The trauma survivor faces an odd contradiction. The memories are so vivid and rich with emotional and sensory details. Yet it's difficult to put words to these experiences, to make cognitive sense out of them.

In the long-term, it is healthy to put words to these images and emotions. But trying to rush that process is very dangerous -- this is my undergrad degree in counseling talking here -- because it's important to give survivors TIME to heal in these areas...

A young adult who has just "aged out" of foster care hasn't had that time yet.

Giving Away Your Whole Story At Once Can Be Like:
- Giving away your strength: Information is power. For the trauma survivor, information is also pain. Samson's curls fall shorn to the ground and weakness overtakes him...

- An unexpected question can strip you emotionally, just like an unexpected touch. Especially if, within the context, you feel obligated to respond

- The Morning After: A person might flee after a one-night stand, because the intimacy came too soon. It's the same thing with emotional sharing. It can feel icky and uncomfortable the next day.

When I Meet Other Foster Care Alumni
I ask them what issues matter most to them. I focus on the ISSUES because that is safer - and can be very healing and empowering. I offer them opportunities to be a part of creating positive change.

I am open to the fact that they might share personal things with me, and if/when they do, I will respond in the very best way I know how to respond.

What do YOU think about this? How have you responded if/when you were blind-sighted by questions you didn't expect? How do you work today to make sure that today's foster care youth and alumni are prepared before public speaking?


Jae Ran said...

Thanks for sharing this Lisa!

Yondalla said...

I think the continual violation of children's boundaries is one of the worst systematic problems in foster care. They are usually in care because their boundaries were violated often violently. Then we try to teach them about boundaries while giving them no control over who to let in.

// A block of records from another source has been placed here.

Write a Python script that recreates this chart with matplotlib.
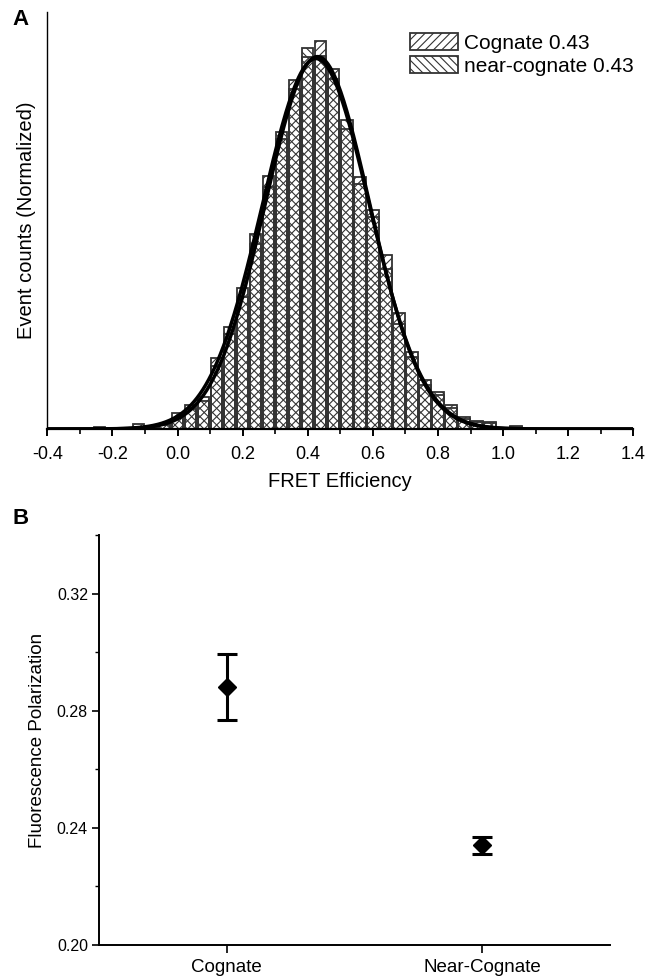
import numpy as np
import matplotlib
matplotlib.use('Agg')
import matplotlib.pyplot as plt

plt.rcParams['font.family'] = ['Liberation Sans', 'DejaVu Sans']
plt.rcParams['hatch.linewidth'] = 0.8

# panel A: FRET histogram (normalized counts), bin width 0.04
bin_centers = [-0.24, -0.20, -0.16, -0.12, -0.08, -0.04, 0.00, 0.04, 0.08, 0.12,
               0.16, 0.20, 0.24, 0.28, 0.32, 0.36, 0.40, 0.44, 0.48, 0.52,
               0.56, 0.60, 0.64, 0.68, 0.72, 0.76, 0.80, 0.84, 0.88, 0.92,
               0.96, 1.00, 1.04]
cognate = [0.005, 0, 0, 0.013, 0.005, 0.010, 0.041, 0.052, 0.082, 0.183,
           0.245, 0.363, 0.477, 0.652, 0.747, 0.899, 0.959, 1.000, 0.928, 0.773,
           0.649, 0.564, 0.448, 0.299, 0.198, 0.126, 0.088, 0.062, 0.031, 0.018,
           0.015, 0, 0.008]
near_cognate = [0, 0, 0.003, 0.005, 0.008, 0.013, 0.028, 0.062, 0.072, 0.162,
                0.263, 0.340, 0.503, 0.624, 0.765, 0.876, 0.982, 0.961, 0.902, 0.796,
                0.631, 0.546, 0.412, 0.271, 0.186, 0.113, 0.095, 0.054, 0.026, 0.021,
                0.018, 0.003, 0.005]
# gaussian fit parameters (center, sigma, amplitude)
fit_cognate = (0.43, 0.160, 0.960)
fit_near = (0.425, 0.164, 0.955)
labels_A = ['Cognate 0.43', 'near-cognate 0.43']

# panel B: fluorescence polarization
groups = ['Cognate', 'Near-Cognate']
fp_mean = [0.288, 0.234]
fp_err = [0.0112, 0.003]

W, H = 645, 977
fig = plt.figure(figsize=(W / 100, H / 100), dpi=100)

def box(l, t, r, b):
    return [l / W, 1 - b / H, (r - l) / W, (b - t) / H]

# ---------------- A ----------------
ax1 = fig.add_axes(box(47.3, 12, 633.3, 429))
ec = '#333333'
b1 = ax1.bar(bin_centers, cognate, width=0.035, facecolor='white', edgecolor=ec,
             linewidth=1.3, hatch='////', label=labels_A[0])
b2 = ax1.bar(bin_centers, near_cognate, width=0.035, facecolor='none', edgecolor=ec,
             linewidth=1.3, hatch='\\\\\\\\', label=labels_A[1])

xx = np.linspace(-0.4, 1.4, 600)
for mu, sd, amp in (fit_cognate, fit_near):
    ax1.plot(xx, amp * np.exp(-0.5 * ((xx - mu) / sd) ** 2), color='black', lw=2.5)

ax1.set_xlim(-0.4, 1.4)
ax1.set_ylim(0, 1.075)
ax1.set_xticks(np.round(np.arange(-0.4, 1.41, 0.2), 1))
ax1.set_xticklabels(['%.1f' % v for v in np.arange(-0.4, 1.41, 0.2)])
ax1.set_xticks(np.arange(-0.3, 1.4, 0.2), minor=True)
ax1.set_yticks([])
for s in ['top', 'right']:
    ax1.spines[s].set_visible(False)
ax1.spines['bottom'].set_linewidth(1.6)
ax1.spines['left'].set_linewidth(1.0)
ax1.tick_params(axis='x', which='major', direction='out', length=5, width=1.4,
                labelsize=13, pad=7)
ax1.tick_params(axis='x', which='minor', direction='out', length=3.5, width=1.2)
ax1.set_xlabel('FRET Efficiency', fontsize=14.5, labelpad=7)
ax1.set_ylabel('Event counts (Normalized)', fontsize=14.5, labelpad=8)
leg = ax1.legend(handles=[b1, b2], loc='upper left', bbox_to_anchor=(410 / W, 1 - 33 / H),
                 bbox_transform=fig.transFigure, frameon=False, fontsize=15,
                 handlelength=2.3, handleheight=0.9, handletextpad=0.3, labelspacing=0.15,
                 borderaxespad=0, borderpad=0)
fig.text(12 / W, 1 - 9 / H, 'A', fontsize=16, fontweight='bold', va='top', ha='left')

# ---------------- B ----------------
ax2 = fig.add_axes(box(99, 535, 610, 945))
xpos = [1, 2]
ax2.errorbar(xpos, fp_mean, yerr=fp_err, fmt='D', color='black', markersize=9,
             elinewidth=2.2, capsize=7, capthick=2.2)
ax2.set_xlim(0.5, 2.5)
ax2.set_ylim(0.20, 0.34)
ax2.set_xticks(xpos)
ax2.set_xticklabels(groups)
ax2.set_yticks([0.20, 0.24, 0.28, 0.32])
ax2.set_yticklabels(['0.20', '0.24', '0.28', '0.32'])
ax2.set_yticks([0.22, 0.26, 0.30, 0.34], minor=True)
for s in ['top', 'right']:
    ax2.spines[s].set_visible(False)
ax2.spines['bottom'].set_linewidth(1.4)
ax2.spines['left'].set_linewidth(1.4)
ax2.tick_params(axis='y', which='major', direction='out', length=5, width=1.2,
                labelsize=11.5, pad=3)
ax2.tick_params(axis='y', which='minor', direction='out', length=3, width=1.0)
ax2.tick_params(axis='x', direction='out', length=6, width=1.2, labelsize=13.5, pad=4)
ax2.set_ylabel('Fluorescence Polarization', fontsize=13.5, labelpad=8)
fig.text(12 / W, 1 - 508 / H, 'B', fontsize=16, fontweight='bold', va='top', ha='left')

fig.savefig('out.png', dpi=100)
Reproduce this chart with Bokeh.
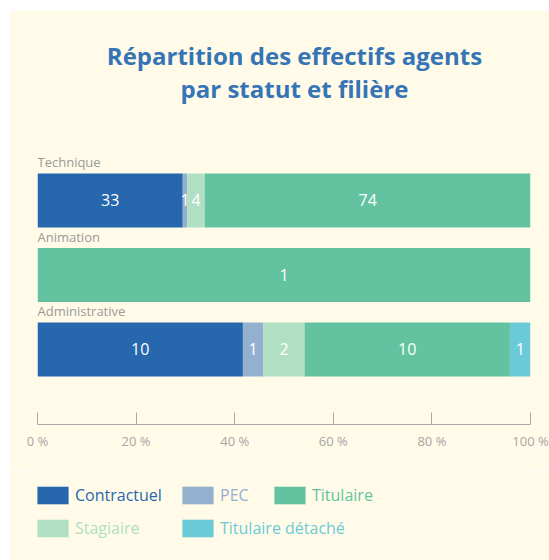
from bokeh.plotting import figure
from bokeh.layouts import column
from bokeh.models import (Range1d, FixedTicker, PrintfTickFormatter, Label,
                          Legend, LegendItem, ColumnDataSource)
from bokeh.core.properties import value
from bokeh.embed import file_html
from bokeh.resources import INLINE

# ---- data ----
categories = ["Technique", "Animation", "Administrative"]
series = ["Contractuel", "PEC", "Stagiaire", "Titulaire", "Titulaire détaché"]
contractuel = [33, 0, 10]
pec = [1, 0, 1]
stagiaire = [4, 0, 2]
titulaire = [74, 1, 10]
titulaire_detache = [0, 0, 1]
colors = {
    "Contractuel": "#2767ae",
    "PEC": "#93b0ce",
    "Stagiaire": "#b0dfc4",
    "Titulaire": "#63c3a0",
    "Titulaire détaché": "#6bcad8",
}
x_ticks = [0, 20, 40, 60, 80, 100]
legend_rows = [["Contractuel", "PEC", "Titulaire"], ["Stagiaire", "Titulaire détaché"]]
title_lines = ["Répartition des effectifs agents", "par statut et filière"]

values = {
    "Contractuel": contractuel,
    "PEC": pec,
    "Stagiaire": stagiaire,
    "Titulaire": titulaire,
    "Titulaire détaché": titulaire_detache,
}

BG = "#fffbe8"
FONT = "Open Sans"

# ---------------- main chart ----------------
p = figure(width=540, height=460, output_backend="svg", toolbar_location=None,
           x_range=Range1d(0, 100), y_range=Range1d(3.007, -2.550),
           min_border_left=28, min_border_right=19,
           min_border_top=0, min_border_bottom=46)
p.background_fill_color = BG
p.border_fill_color = BG
p.outline_line_color = None
p.xgrid.visible = False
p.ygrid.visible = False
p.yaxis.visible = False

totals = [sum(values[s][i] for s in series) for i in range(len(categories))]
for i, cat in enumerate(categories):
    left = 0.0
    for s in series:
        v = values[s][i]
        if v == 0:
            continue
        w = v / totals[i] * 100
        src = ColumnDataSource(dict(y=[i], left=[left], right=[left + w],
                                    xc=[left + w / 2], t=[str(v)]))
        p.hbar(y="y", left="left", right="right", height=0.725, source=src,
               fill_color=colors[s], line_color=None)
        p.text(x="xc", y="y", text="t", source=src, text_color="white",
               text_font=value(FONT), text_font_size="16px",
               text_align="center", text_baseline="middle")
        left += w

# category labels
csrc = ColumnDataSource(dict(x=[0] * len(categories), y=list(range(len(categories))),
                             t=categories))
p.text(x="x", y="y", text="t", source=csrc, y_offset=-38,
       text_color="#999999", text_font=value(FONT), text_font_size="13px",
       text_align="left", text_baseline="middle")

# axis
ax = p.xaxis[0]
ax.ticker = FixedTicker(ticks=x_ticks)
ax.formatter = PrintfTickFormatter(format="%d %%")
ax.axis_line_color = "#aaaaaa"
ax.major_tick_line_color = "#aaaaaa"
ax.major_tick_in = 12
ax.major_tick_out = 0
ax.minor_tick_line_color = None
ax.major_label_text_color = "#a6a6a6"
ax.major_label_text_font = FONT
ax.major_label_text_font_size = "13px"
ax.major_label_standoff = 7

# title
for txt, yy in zip(title_lines, [369, 336]):
    p.add_layout(Label(x=257, y=yy, x_units="screen", y_units="screen", text=txt,
                       text_align="center", text_baseline="middle",
                       text_color="#3574b5", text_font=FONT,
                       text_font_size="24px", text_font_style="bold"))

# ---------------- legend strip ----------------
q = figure(width=540, height=90, output_backend="svg", toolbar_location=None,
           x_range=Range1d(0, 1), y_range=Range1d(0, 1),
           min_border_left=0, min_border_right=0,
           min_border_top=0, min_border_bottom=0)
q.background_fill_color = BG
q.border_fill_color = BG
q.outline_line_color = None
q.axis.visible = False
q.grid.visible = False

legend_x = {"Contractuel": -4, "PEC": 141, "Titulaire": 233,
            "Stagiaire": -4, "Titulaire détaché": 141}
row_y = [54, 21]
for ri, row in enumerate(legend_rows):
    for s in row:
        # legend-only renderer, kept outside the visible range
        r = q.hbar(y=[5], left=[5], right=[6], height=1,
                   fill_color=colors[s], line_color=None)
        lg = Legend(items=[LegendItem(label=s, renderers=[r])],
                    location=(legend_x[s], row_y[ri]),
                    orientation="horizontal",
                    glyph_width=39, glyph_height=22, padding=0, margin=0,
                    spacing=0, label_standoff=3, label_height=22,
                    label_text_color=colors[s], label_text_font=FONT,
                    label_text_font_size="16px",
                    background_fill_alpha=0, border_line_color=None)
        q.add_layout(lg, "center")

layout = column(p, q, spacing=0, margin=(10, 0, 0, 9))
open("out.html", "w").write(file_html(layout, INLINE))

It doesn't make sense at any level.

Lisa said...

Great point, Yondalla!!!

Very well-said.

Anonymous said...

I agree that Yondalla makes a great point. I would add that also that over time so many people ask these personal questions of you and the reasons for or how they react in such an impersonal, out of laziness, or just for their own needs contributes to feeling helpless and worthless. It is like our life is being discounted over and over.